* [Problem details] Carry none of the pictures over; set down the material below exactly.

** begin Data for this task **

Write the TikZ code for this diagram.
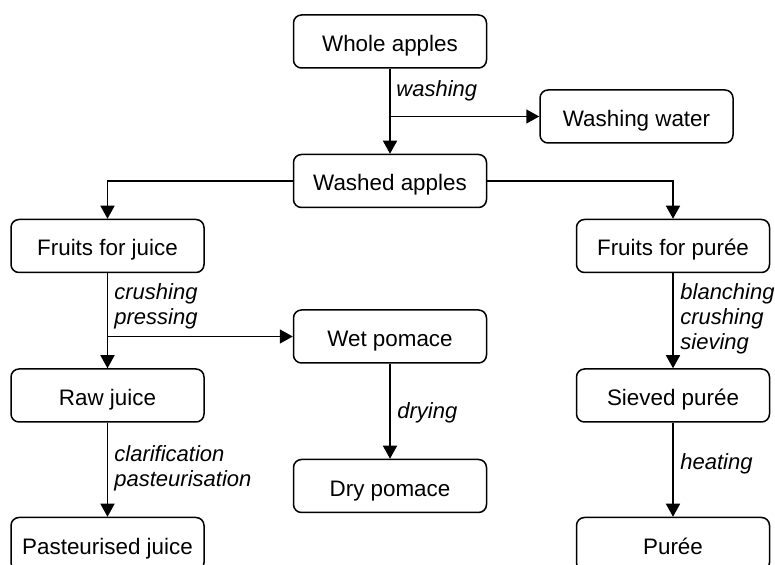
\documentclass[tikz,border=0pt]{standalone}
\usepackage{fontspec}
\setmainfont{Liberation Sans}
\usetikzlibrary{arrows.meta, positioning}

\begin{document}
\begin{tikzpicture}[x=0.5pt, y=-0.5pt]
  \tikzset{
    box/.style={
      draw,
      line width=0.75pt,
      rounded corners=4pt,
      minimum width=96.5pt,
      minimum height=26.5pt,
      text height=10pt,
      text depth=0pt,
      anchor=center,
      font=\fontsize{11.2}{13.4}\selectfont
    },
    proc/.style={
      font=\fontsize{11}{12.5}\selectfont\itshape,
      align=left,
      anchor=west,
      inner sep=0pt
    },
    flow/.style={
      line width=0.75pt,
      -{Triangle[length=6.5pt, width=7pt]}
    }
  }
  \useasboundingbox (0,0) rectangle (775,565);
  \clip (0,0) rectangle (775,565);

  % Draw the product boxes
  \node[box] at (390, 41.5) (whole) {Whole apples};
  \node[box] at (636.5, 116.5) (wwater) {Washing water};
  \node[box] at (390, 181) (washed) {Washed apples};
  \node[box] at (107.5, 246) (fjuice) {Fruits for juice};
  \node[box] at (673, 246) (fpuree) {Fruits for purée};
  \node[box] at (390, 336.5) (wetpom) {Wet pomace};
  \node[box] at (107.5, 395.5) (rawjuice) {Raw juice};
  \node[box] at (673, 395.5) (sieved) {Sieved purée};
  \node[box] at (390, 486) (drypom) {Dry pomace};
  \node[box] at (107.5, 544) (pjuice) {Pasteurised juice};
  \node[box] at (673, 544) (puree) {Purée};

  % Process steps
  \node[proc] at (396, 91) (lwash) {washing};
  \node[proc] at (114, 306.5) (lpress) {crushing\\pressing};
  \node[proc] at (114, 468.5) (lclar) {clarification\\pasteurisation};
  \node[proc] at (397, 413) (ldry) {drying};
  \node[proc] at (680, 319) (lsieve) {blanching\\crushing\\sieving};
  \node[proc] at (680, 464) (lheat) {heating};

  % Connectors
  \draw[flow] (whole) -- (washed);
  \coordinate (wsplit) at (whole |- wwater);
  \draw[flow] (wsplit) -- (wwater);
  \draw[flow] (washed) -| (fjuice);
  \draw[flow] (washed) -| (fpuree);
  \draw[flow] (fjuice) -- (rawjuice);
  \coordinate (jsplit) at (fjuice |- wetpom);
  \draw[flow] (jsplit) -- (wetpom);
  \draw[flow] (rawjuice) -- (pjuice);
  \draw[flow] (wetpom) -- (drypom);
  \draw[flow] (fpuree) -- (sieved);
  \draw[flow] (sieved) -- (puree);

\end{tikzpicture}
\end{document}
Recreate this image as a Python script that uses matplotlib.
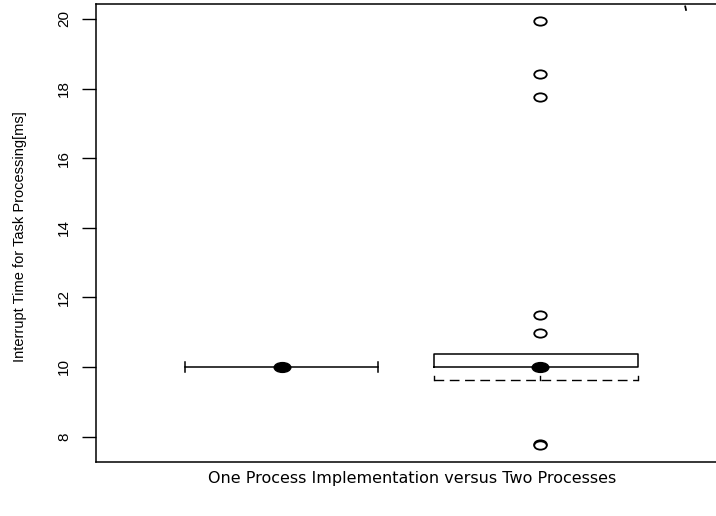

** end Data for this task **

* [Full solution]
Write the TikZ code for this diagram.
\documentclass[tikz,border=0pt]{standalone}
\usepackage{fontspec}
\setmainfont{Liberation Sans}
\usetikzlibrary{arrows.meta, positioning}

\begin{document}
\begin{tikzpicture}[x=0.5pt, y=-0.5pt]
  \tikzset{
    box/.style={
      draw,
      line width=0.75pt,
      rounded corners=4pt,
      minimum width=96.5pt,
      minimum height=26.5pt,
      text height=10pt,
      text depth=0pt,
      anchor=center,
      font=\fontsize{11.2}{13.4}\selectfont
    },
    proc/.style={
      font=\fontsize{11}{12.5}\selectfont\itshape,
      align=left,
      anchor=west,
      inner sep=0pt
    },
    flow/.style={
      line width=0.75pt,
      -{Triangle[length=6.5pt, width=7pt]}
    }
  }
  \useasboundingbox (0,0) rectangle (775,565);
  \clip (0,0) rectangle (775,565);

  % Draw the product boxes
  \node[box] at (390, 41.5) (whole) {Whole apples};
  \node[box] at (636.5, 116.5) (wwater) {Washing water};
  \node[box] at (390, 181) (washed) {Washed apples};
  \node[box] at (107.5, 246) (fjuice) {Fruits for juice};
  \node[box] at (673, 246) (fpuree) {Fruits for purée};
  \node[box] at (390, 336.5) (wetpom) {Wet pomace};
  \node[box] at (107.5, 395.5) (rawjuice) {Raw juice};
  \node[box] at (673, 395.5) (sieved) {Sieved purée};
  \node[box] at (390, 486) (drypom) {Dry pomace};
  \node[box] at (107.5, 544) (pjuice) {Pasteurised juice};
  \node[box] at (673, 544) (puree) {Purée};

  % Process steps
  \node[proc] at (396, 91) (lwash) {washing};
  \node[proc] at (114, 306.5) (lpress) {crushing\\pressing};
  \node[proc] at (114, 468.5) (lclar) {clarification\\pasteurisation};
  \node[proc] at (397, 413) (ldry) {drying};
  \node[proc] at (680, 319) (lsieve) {blanching\\crushing\\sieving};
  \node[proc] at (680, 464) (lheat) {heating};

  % Connectors
  \draw[flow] (whole) -- (washed);
  \coordinate (wsplit) at (whole |- wwater);
  \draw[flow] (wsplit) -- (wwater);
  \draw[flow] (washed) -| (fjuice);
  \draw[flow] (washed) -| (fpuree);
  \draw[flow] (fjuice) -- (rawjuice);
  \coordinate (jsplit) at (fjuice |- wetpom);
  \draw[flow] (jsplit) -- (wetpom);
  \draw[flow] (rawjuice) -- (pjuice);
  \draw[flow] (wetpom) -- (drypom);
  \draw[flow] (fpuree) -- (sieved);
  \draw[flow] (sieved) -- (puree);

\end{tikzpicture}
\end{document}
Recreate this image as a Python script that uses matplotlib.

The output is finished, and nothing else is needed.